Set problem. Repeat exactly the lines from the line with "Convert this diagram to TikZ code." to the line with "(gram) at (585,311)", including both, and leave out any pictures.

Items listed in a dataset:
========================================

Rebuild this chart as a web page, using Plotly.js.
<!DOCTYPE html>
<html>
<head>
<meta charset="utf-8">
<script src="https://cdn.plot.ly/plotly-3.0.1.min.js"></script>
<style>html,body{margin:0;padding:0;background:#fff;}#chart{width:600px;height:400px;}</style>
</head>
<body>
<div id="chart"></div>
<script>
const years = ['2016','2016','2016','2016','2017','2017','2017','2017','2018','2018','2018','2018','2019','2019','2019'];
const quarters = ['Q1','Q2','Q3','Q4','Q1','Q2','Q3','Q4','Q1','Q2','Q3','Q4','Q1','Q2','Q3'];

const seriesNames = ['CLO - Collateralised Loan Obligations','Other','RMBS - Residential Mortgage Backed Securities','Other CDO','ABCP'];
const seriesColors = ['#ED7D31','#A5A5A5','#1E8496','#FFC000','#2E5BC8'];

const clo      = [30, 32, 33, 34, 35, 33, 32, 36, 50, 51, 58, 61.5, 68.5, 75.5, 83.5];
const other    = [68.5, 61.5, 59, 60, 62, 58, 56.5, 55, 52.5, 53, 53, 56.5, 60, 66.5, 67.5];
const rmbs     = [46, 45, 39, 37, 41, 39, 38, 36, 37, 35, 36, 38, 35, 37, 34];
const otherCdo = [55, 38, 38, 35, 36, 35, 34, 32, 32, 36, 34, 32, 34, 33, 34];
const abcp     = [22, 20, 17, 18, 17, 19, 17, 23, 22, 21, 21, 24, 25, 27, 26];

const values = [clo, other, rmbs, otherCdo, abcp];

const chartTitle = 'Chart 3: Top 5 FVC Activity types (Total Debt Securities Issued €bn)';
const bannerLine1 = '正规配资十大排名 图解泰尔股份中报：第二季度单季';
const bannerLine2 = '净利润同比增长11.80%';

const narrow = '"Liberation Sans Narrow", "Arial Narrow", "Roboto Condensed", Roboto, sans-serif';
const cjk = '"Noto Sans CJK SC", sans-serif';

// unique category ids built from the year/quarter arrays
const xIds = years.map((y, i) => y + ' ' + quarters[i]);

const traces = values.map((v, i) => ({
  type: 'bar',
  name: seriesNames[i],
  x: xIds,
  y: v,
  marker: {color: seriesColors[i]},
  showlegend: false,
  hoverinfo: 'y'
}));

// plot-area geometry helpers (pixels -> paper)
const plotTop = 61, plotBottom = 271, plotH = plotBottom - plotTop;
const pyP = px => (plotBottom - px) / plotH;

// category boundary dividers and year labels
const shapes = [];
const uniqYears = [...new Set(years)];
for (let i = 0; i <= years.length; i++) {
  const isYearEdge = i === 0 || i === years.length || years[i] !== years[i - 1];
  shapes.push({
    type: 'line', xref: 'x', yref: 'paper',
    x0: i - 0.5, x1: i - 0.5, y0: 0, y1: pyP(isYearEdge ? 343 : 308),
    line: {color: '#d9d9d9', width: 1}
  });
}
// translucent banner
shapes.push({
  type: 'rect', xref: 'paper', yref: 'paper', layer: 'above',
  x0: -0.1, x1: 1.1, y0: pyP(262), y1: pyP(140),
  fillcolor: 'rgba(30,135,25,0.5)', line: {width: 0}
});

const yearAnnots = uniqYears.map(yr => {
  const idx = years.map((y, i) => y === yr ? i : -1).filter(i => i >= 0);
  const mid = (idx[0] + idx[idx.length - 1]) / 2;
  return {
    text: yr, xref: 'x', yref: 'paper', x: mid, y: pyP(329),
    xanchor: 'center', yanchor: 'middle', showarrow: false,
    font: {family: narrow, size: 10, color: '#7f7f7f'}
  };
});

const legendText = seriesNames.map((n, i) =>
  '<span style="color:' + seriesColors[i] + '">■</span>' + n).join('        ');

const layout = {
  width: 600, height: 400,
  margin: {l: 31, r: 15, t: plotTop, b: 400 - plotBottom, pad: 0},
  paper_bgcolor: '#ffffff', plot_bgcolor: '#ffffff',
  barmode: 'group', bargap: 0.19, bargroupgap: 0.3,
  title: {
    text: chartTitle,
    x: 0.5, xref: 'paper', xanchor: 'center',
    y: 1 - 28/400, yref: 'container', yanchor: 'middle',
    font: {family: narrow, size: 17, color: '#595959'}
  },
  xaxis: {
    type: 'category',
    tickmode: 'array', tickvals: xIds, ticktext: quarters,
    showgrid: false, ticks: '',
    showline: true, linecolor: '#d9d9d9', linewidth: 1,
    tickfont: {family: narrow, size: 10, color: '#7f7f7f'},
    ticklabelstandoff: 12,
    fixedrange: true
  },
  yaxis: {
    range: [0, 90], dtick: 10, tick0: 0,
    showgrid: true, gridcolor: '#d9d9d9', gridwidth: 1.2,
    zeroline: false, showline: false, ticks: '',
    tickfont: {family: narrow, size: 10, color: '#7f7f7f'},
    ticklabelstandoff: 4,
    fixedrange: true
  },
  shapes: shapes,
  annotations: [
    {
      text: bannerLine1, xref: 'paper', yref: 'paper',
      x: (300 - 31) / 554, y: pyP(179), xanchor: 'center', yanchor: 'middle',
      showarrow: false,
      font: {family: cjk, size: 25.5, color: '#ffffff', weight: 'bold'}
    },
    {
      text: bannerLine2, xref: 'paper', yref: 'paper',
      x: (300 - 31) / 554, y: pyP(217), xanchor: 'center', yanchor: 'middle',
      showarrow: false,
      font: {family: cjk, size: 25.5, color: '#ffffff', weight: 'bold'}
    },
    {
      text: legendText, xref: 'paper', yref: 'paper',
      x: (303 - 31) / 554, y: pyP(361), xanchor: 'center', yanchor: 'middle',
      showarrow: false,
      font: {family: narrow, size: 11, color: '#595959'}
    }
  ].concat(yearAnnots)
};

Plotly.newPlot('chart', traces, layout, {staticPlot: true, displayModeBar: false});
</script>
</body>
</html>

========================================

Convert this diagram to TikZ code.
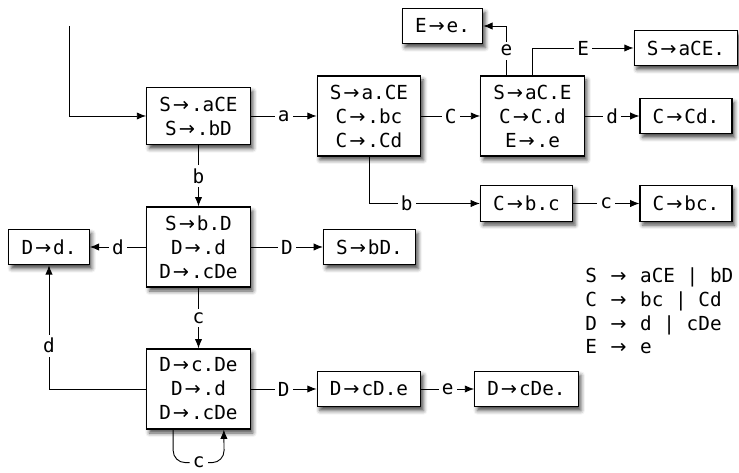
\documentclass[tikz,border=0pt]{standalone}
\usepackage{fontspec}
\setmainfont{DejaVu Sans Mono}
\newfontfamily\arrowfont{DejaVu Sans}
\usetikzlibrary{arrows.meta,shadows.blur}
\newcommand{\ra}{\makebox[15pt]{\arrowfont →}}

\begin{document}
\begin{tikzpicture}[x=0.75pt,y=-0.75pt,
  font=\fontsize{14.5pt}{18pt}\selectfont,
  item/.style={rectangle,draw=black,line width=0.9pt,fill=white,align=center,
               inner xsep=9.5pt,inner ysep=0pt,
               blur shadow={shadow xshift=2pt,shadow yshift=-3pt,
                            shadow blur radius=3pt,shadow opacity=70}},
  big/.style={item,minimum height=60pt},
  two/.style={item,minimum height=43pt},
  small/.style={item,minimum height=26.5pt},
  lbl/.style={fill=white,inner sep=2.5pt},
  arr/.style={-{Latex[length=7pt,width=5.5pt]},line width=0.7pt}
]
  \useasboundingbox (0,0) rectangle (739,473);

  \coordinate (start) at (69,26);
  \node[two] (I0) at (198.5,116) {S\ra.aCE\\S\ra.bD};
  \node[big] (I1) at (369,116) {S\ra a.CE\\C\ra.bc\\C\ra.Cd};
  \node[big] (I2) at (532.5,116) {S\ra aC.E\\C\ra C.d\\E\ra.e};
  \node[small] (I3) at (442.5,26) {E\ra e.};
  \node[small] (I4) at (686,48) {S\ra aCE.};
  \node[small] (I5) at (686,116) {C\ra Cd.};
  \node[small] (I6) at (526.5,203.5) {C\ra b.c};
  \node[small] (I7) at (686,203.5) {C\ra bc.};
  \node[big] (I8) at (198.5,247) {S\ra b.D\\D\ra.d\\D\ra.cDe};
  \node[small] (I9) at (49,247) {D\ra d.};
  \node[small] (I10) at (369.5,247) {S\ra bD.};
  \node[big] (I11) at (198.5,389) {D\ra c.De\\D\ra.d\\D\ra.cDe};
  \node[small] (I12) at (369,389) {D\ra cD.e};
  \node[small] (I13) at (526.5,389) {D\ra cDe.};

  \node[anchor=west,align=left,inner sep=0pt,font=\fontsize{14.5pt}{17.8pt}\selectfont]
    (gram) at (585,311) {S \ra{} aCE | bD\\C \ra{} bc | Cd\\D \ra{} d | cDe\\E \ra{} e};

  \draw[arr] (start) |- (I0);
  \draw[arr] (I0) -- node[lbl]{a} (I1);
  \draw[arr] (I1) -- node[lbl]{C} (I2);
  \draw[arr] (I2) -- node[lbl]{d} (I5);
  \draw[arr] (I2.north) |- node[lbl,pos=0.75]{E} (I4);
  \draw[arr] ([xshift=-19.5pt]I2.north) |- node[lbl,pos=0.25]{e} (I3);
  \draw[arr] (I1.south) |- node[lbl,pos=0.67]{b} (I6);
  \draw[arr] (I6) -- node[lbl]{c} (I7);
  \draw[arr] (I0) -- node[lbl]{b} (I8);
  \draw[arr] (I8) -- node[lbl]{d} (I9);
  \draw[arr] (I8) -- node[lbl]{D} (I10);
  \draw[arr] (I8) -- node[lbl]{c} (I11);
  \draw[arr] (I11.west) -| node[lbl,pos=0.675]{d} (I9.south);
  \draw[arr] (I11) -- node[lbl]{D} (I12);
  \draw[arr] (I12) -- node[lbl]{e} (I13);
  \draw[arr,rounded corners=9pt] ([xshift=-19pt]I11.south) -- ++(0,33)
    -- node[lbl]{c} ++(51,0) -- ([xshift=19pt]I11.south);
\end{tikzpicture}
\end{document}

========================================

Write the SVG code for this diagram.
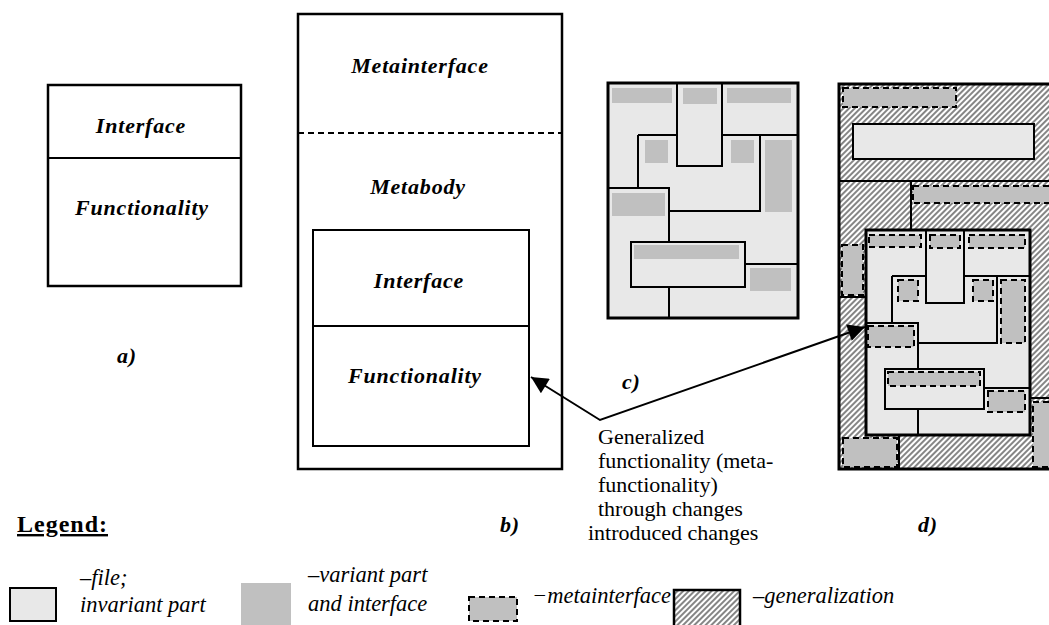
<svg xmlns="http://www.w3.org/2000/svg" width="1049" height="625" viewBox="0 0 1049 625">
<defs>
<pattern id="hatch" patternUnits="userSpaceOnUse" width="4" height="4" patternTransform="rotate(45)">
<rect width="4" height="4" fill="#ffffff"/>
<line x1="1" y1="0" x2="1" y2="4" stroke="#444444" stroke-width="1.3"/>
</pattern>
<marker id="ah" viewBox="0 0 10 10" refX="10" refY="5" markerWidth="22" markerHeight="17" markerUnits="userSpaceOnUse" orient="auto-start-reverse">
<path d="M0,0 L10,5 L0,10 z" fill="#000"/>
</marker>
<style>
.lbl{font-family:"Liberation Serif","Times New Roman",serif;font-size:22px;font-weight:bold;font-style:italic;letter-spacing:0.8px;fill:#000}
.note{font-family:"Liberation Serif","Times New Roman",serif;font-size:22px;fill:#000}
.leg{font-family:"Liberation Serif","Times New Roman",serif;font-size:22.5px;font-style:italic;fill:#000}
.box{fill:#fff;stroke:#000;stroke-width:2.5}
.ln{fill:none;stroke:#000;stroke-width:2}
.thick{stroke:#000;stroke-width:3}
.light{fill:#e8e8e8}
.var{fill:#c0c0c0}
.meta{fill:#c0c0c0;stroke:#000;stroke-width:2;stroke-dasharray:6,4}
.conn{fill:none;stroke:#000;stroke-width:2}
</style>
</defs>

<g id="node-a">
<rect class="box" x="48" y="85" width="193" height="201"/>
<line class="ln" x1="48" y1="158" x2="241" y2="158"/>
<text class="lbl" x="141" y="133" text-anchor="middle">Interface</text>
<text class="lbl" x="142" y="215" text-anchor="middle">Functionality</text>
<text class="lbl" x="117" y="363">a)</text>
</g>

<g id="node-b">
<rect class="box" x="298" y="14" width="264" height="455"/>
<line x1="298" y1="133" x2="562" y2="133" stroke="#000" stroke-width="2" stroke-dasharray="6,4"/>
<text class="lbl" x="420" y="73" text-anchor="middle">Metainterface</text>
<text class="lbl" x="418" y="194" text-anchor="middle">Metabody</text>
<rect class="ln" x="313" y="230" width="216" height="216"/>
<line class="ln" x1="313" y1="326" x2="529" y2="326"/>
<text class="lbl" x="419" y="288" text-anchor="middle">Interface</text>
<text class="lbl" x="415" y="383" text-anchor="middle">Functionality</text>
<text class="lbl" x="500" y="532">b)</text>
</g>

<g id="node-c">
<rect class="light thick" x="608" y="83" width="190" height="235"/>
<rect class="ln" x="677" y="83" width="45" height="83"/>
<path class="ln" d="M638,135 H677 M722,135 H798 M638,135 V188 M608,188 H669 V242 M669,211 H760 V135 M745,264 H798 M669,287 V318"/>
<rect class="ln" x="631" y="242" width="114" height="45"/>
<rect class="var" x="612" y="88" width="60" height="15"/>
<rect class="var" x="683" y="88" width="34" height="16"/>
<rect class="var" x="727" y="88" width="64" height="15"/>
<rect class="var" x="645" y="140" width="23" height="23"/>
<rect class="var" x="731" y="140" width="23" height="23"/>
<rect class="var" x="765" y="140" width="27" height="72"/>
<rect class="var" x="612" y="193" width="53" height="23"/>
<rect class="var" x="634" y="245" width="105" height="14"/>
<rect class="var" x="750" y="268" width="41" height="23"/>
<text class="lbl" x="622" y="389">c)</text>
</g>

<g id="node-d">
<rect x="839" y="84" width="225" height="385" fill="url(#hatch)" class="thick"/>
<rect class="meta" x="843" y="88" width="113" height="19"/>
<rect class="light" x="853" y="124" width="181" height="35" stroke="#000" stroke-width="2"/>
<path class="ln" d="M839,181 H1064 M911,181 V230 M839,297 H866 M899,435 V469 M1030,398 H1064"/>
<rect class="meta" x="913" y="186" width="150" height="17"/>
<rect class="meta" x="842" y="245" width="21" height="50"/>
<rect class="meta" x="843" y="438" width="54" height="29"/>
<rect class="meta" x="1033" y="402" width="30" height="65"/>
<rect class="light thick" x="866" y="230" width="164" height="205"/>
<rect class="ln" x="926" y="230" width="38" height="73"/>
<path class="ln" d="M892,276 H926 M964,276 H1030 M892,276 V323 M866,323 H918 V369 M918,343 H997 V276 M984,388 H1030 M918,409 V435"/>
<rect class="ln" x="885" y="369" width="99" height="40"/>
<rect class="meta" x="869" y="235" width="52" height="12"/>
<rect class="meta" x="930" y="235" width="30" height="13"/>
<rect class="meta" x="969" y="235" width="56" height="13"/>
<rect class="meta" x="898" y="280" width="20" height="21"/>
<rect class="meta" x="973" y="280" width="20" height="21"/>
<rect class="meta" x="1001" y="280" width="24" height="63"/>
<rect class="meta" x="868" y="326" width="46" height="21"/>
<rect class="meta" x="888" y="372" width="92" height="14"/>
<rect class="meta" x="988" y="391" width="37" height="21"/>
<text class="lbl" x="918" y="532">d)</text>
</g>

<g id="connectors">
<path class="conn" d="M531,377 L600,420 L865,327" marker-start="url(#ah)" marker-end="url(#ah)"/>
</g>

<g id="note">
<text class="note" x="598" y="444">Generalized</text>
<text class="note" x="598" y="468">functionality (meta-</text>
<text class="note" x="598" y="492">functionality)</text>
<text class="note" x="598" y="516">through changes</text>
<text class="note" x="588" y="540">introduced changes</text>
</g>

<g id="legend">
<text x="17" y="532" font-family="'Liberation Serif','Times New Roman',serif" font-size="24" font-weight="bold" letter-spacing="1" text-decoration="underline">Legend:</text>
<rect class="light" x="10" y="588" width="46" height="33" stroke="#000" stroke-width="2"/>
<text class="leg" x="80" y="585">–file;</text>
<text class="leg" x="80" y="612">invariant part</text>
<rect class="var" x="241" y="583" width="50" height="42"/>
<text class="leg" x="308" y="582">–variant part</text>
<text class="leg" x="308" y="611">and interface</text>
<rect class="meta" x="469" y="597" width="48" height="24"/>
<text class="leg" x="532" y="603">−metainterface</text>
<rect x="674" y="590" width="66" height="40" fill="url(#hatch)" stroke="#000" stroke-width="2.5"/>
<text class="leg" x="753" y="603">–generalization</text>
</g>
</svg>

========================================

Task answer.
Convert this diagram to TikZ code.
\documentclass[tikz,border=0pt]{standalone}
\usepackage{fontspec}
\setmainfont{DejaVu Sans Mono}
\newfontfamily\arrowfont{DejaVu Sans}
\usetikzlibrary{arrows.meta,shadows.blur}
\newcommand{\ra}{\makebox[15pt]{\arrowfont →}}

\begin{document}
\begin{tikzpicture}[x=0.75pt,y=-0.75pt,
  font=\fontsize{14.5pt}{18pt}\selectfont,
  item/.style={rectangle,draw=black,line width=0.9pt,fill=white,align=center,
               inner xsep=9.5pt,inner ysep=0pt,
               blur shadow={shadow xshift=2pt,shadow yshift=-3pt,
                            shadow blur radius=3pt,shadow opacity=70}},
  big/.style={item,minimum height=60pt},
  two/.style={item,minimum height=43pt},
  small/.style={item,minimum height=26.5pt},
  lbl/.style={fill=white,inner sep=2.5pt},
  arr/.style={-{Latex[length=7pt,width=5.5pt]},line width=0.7pt}
]
  \useasboundingbox (0,0) rectangle (739,473);

  \coordinate (start) at (69,26);
  \node[two] (I0) at (198.5,116) {S\ra.aCE\\S\ra.bD};
  \node[big] (I1) at (369,116) {S\ra a.CE\\C\ra.bc\\C\ra.Cd};
  \node[big] (I2) at (532.5,116) {S\ra aC.E\\C\ra C.d\\E\ra.e};
  \node[small] (I3) at (442.5,26) {E\ra e.};
  \node[small] (I4) at (686,48) {S\ra aCE.};
  \node[small] (I5) at (686,116) {C\ra Cd.};
  \node[small] (I6) at (526.5,203.5) {C\ra b.c};
  \node[small] (I7) at (686,203.5) {C\ra bc.};
  \node[big] (I8) at (198.5,247) {S\ra b.D\\D\ra.d\\D\ra.cDe};
  \node[small] (I9) at (49,247) {D\ra d.};
  \node[small] (I10) at (369.5,247) {S\ra bD.};
  \node[big] (I11) at (198.5,389) {D\ra c.De\\D\ra.d\\D\ra.cDe};
  \node[small] (I12) at (369,389) {D\ra cD.e};
  \node[small] (I13) at (526.5,389) {D\ra cDe.};

  \node[anchor=west,align=left,inner sep=0pt,font=\fontsize{14.5pt}{17.8pt}\selectfont]
    (gram) at (585,311) {S \ra{} aCE | bD\\C \ra{} bc | Cd\\D \ra{} d | cDe\\E \ra{} e};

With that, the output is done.